Issue No. 20 | Spring 2019
The Awakening of the Child from a Dream State
Madeline Rupard
“I grew up moving frequently around different parts of the U.S. and traveling across long distances. Looking at the American landscape, often quickly and through the backseat window of a car, became a tool of understanding the world since I was a child. This sense of transient observation is present in my work; my paintings are journalistic and have a snapshot quality of subjects that I encounter and places that I move through in my daily life in New York. Armed simply with my iPhone camera, I quietly take photos in public areas ranging from museums to parks to grocery stores. Back in the studio, I carefully select those photos whose lighting, composition, and characters particularly strike me for painting reference. The transformation in the studio from photo to painting becomes a very thorough and egalitarian way of studying the image. By slowly breaking it down into formal elements by hand, the everyday subject such as a store can slip out of its practical meaning as a place to shop and be contemplated purely for its visual phenomena.
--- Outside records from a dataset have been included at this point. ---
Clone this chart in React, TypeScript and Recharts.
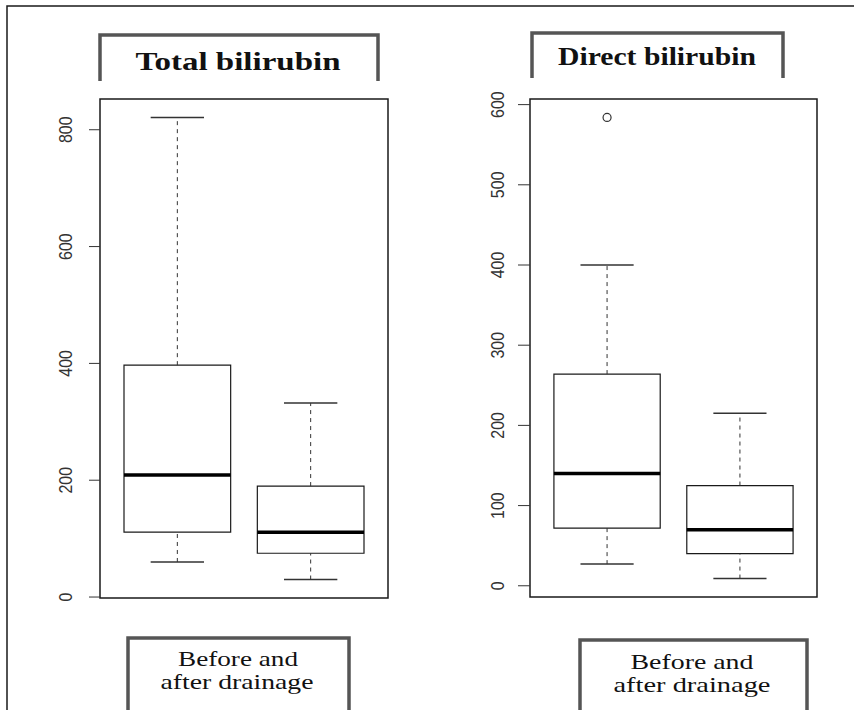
import React from "react";
import { ComposedChart, XAxis, YAxis, ReferenceArea, ReferenceLine, ReferenceDot } from "recharts";

const groups = ["Before drainage", "After drainage"];
const groupPos = [1, 2];

// Total bilirubin: five-number summaries per group
const totalLow = [60, 30];
const totalQ1 = [111, 75];
const totalMedian = [209, 111];
const totalQ3 = [397, 190];
const totalHigh = [821, 332];
const totalOutliers: number[][] = [[], []];
const totalTicks = [0, 200, 400, 600, 800];

// Direct bilirubin
const directLow = [27, 9];
const directQ1 = [72, 40];
const directMedian = [140, 70];
const directQ3 = [264, 125];
const directHigh = [400, 215];
const directOutliers: number[][] = [[584], []];
const directTicks = [0, 100, 200, 300, 400, 500, 600];

const INK = "#1a1a1a";
const BRACKET = "#555";

// y labels run along the axis, glyphs a little taller than wide
const RotatedTick = ({ x, y, payload, shift }: any) => (
  <text
    x={0}
    y={0}
    transform={`translate(${x - shift} ${y}) rotate(-90) scale(1 1.2)`}
    textAnchor="middle"
    dominantBaseline="central"
    fontFamily="'Liberation Sans', Arial, sans-serif"
    fontSize={16}
    fill="#333"
  >
    {payload.value}
  </text>
);

type PanelProps = {
  low: number[];
  q1: number[];
  median: number[];
  q3: number[];
  high: number[];
  outliers: number[][];
  ticks: number[];
  left: number;
  axisWidth: number;
  labelShift: number;
  tickLen: number;
  margin: { top: number; right: number; bottom: number };
};

const BoxPanel = (p: PanelProps) => {
  const all = [...p.low, ...p.high, ...p.outliers.flat()];
  const min = Math.min(...all);
  const max = Math.max(...all);
  // R-style 4% padding on both axes
  const pad = (max - min) * 0.04;
  const yDomain = [min - pad, max + pad];
  const xDomain = [0.5 - 0.04 * groups.length, groups.length + 0.5 + 0.04 * groups.length];
  const rows = groups.map((name, i) => ({ name, pos: groupPos[i], value: p.median[i] }));

  return (
    <div style={{ position: "absolute", left: p.left, top: 0 }}>
      <ComposedChart
        width={427}
        height={710}
        data={rows}
        margin={{ top: p.margin.top, right: p.margin.right, bottom: p.margin.bottom, left: 0 }}
      >
        <XAxis
          dataKey="pos"
          type="number"
          domain={xDomain}
          ticks={groupPos}
          allowDataOverflow
          tick={false}
          tickSize={10}
          axisLine={false}
          stroke="#333"
          height={30}
        />
        <YAxis
          dataKey="value"
          type="number"
          domain={yDomain}
          ticks={p.ticks}
          allowDataOverflow
          width={p.axisWidth}
          axisLine={false}
          tickSize={p.tickLen}
          stroke="#333"
          tick={<RotatedTick shift={p.labelShift} />}
        />
        {/* plot frame */}
        <ReferenceArea
          x1={xDomain[0]}
          x2={xDomain[1]}
          y1={yDomain[0]}
          y2={yDomain[1]}
          fill="none"
          stroke={INK}
          strokeWidth={1.5}
        />
        {groups.map((name, i) => {
          const c = groupPos[i];
          return (
            <React.Fragment key={name}>
              <ReferenceLine
                segment={[{ x: c, y: p.q3[i] }, { x: c, y: p.high[i] }]}
                stroke="#333"
                strokeDasharray="4 4"
              />
              <ReferenceLine
                segment={[{ x: c, y: p.low[i] }, { x: c, y: p.q1[i] }]}
                stroke="#333"
                strokeDasharray="4 4"
              />
              <ReferenceLine
                segment={[{ x: c - 0.2, y: p.high[i] }, { x: c + 0.2, y: p.high[i] }]}
                stroke="#333"
                strokeWidth={1.5}
              />
              <ReferenceLine
                segment={[{ x: c - 0.2, y: p.low[i] }, { x: c + 0.2, y: p.low[i] }]}
                stroke="#333"
                strokeWidth={1.5}
              />
              <ReferenceArea
                x1={c - 0.4}
                x2={c + 0.4}
                y1={p.q1[i]}
                y2={p.q3[i]}
                fill="#fff"
                fillOpacity={1}
                stroke={INK}
                strokeWidth={1.2}
              />
              <ReferenceLine
                segment={[{ x: c - 0.4, y: p.median[i] }, { x: c + 0.4, y: p.median[i] }]}
                stroke="#000"
                strokeWidth={3.5}
              />
              {p.outliers[i].map((v) => (
                <ReferenceDot key={v} x={c} y={v} r={4} fill="#fff" stroke="#333" strokeWidth={1.2} />
              ))}
            </React.Fragment>
          );
        })}
      </ComposedChart>
    </div>
  );
};

const serif = "'Liberation Serif', 'Times New Roman', serif";

export default function App() {
  return (
    <div style={{ position: "absolute", left: 0, top: 0, width: 854, height: 710, background: "#fff", overflow: "hidden" }}>
      <BoxPanel
        low={totalLow}
        q1={totalQ1}
        median={totalMedian}
        q3={totalQ3}
        high={totalHigh}
        outliers={totalOutliers}
        ticks={totalTicks}
        left={0}
        axisWidth={100}
        labelShift={22}
        tickLen={11}
        margin={{ top: 99, right: 39, bottom: 82 }}
      />
      <BoxPanel
        low={directLow}
        q1={directQ1}
        median={directMedian}
        q3={directQ3}
        high={directHigh}
        outliers={directOutliers}
        ticks={directTicks}
        left={427}
        axisWidth={103}
        labelShift={19}
        tickLen={12}
        margin={{ top: 99, right: 37, bottom: 83 }}
      />
      <svg width={854} height={710} style={{ position: "absolute", left: 0, top: 0, pointerEvents: "none" }}>
        {/* outer border */}
        <path d="M7,710 V6 H854" fill="none" stroke={INK} strokeWidth={1.5} />

        {/* title brackets */}
        <path d="M100,81 V35 H378 V81" fill="none" stroke={BRACKET} strokeWidth={3.5} />
        <text x={238} y={70} textAnchor="middle" fontFamily={serif} fontWeight="bold" fontSize={26}
          textLength={205} lengthAdjust="spacingAndGlyphs" fill="#111">
          Total bilirubin
        </text>
        <path d="M532,78 V33 H783 V78" fill="none" stroke={BRACKET} strokeWidth={3.5} />
        <text x={657} y={65} textAnchor="middle" fontFamily={serif} fontWeight="bold" fontSize={26}
          textLength={198} lengthAdjust="spacingAndGlyphs" fill="#111">
          Direct bilirubin
        </text>

        {/* group label boxes */}
        <path d="M128,712 V638 H349 V712" fill="none" stroke={BRACKET} strokeWidth={3.5} />
        <text x={238} y={666} textAnchor="middle" fontFamily={serif} fontSize={21}
          textLength={120} lengthAdjust="spacingAndGlyphs" fill="#111">
          Before and
        </text>
        <text x={237} y={689} textAnchor="middle" fontFamily={serif} fontSize={21}
          textLength={153} lengthAdjust="spacingAndGlyphs" fill="#111">
          after drainage
        </text>
        <path d="M580,712 V640 H807 V712" fill="none" stroke={BRACKET} strokeWidth={3.5} />
        <text x={692} y={669} textAnchor="middle" fontFamily={serif} fontSize={21}
          textLength={123} lengthAdjust="spacingAndGlyphs" fill="#111">
          Before and
        </text>
        <text x={692} y={692} textAnchor="middle" fontFamily={serif} fontSize={21}
          textLength={157} lengthAdjust="spacingAndGlyphs" fill="#111">
          after drainage
        </text>
      </svg>
    </div>
  );
}
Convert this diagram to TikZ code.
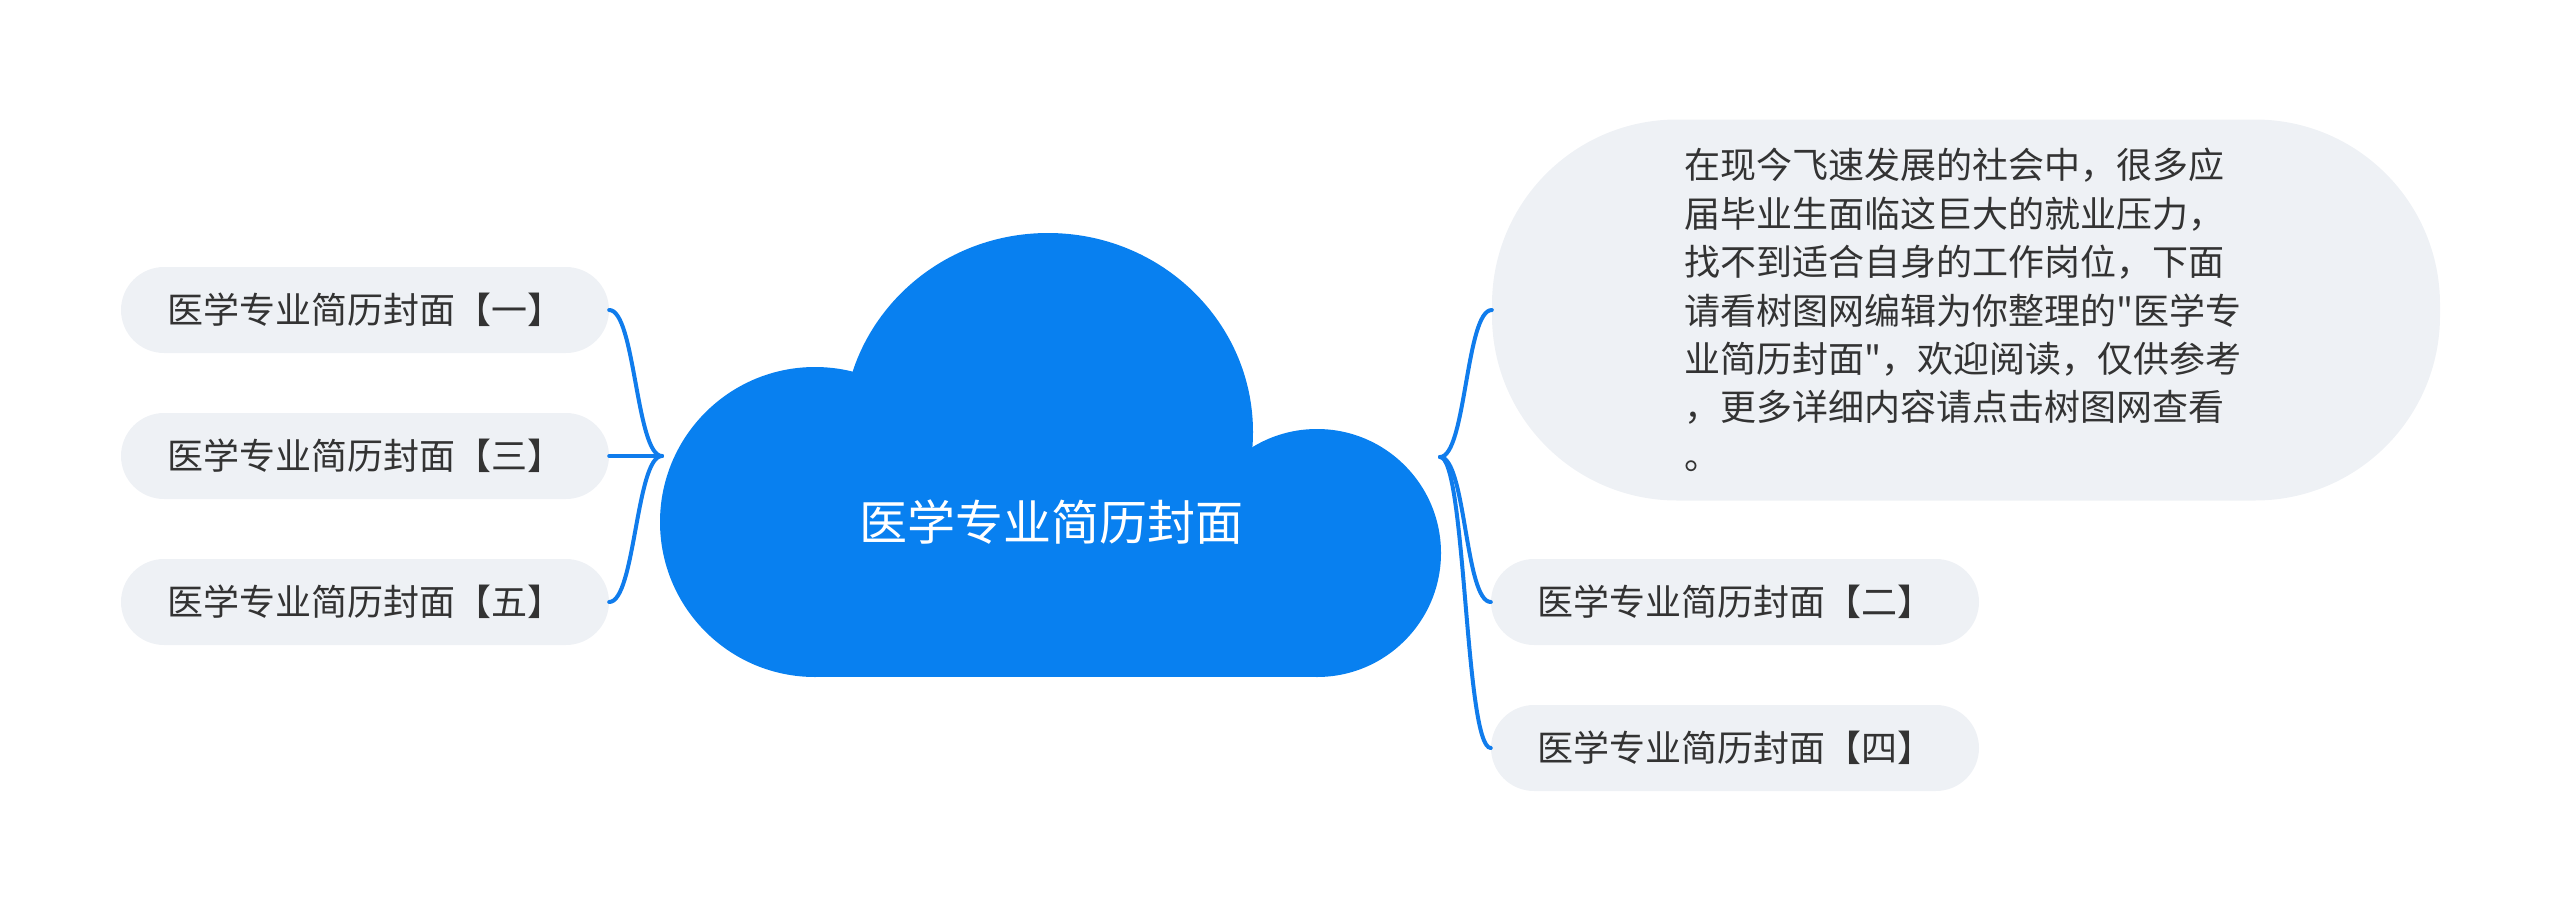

My marks reveal a history of liquid movement on the surface, betrayed by the lines of bristles and texture of marks. Rich colors, loose painterly brushstrokes, and an approach that aims to paint the air around objects, is how I try to make sense of a space in its dimension, floors, ceilings, and skies. My work is about sentience, wakefulness, presentness, and grace. In other words, my paintings are about looking at things.”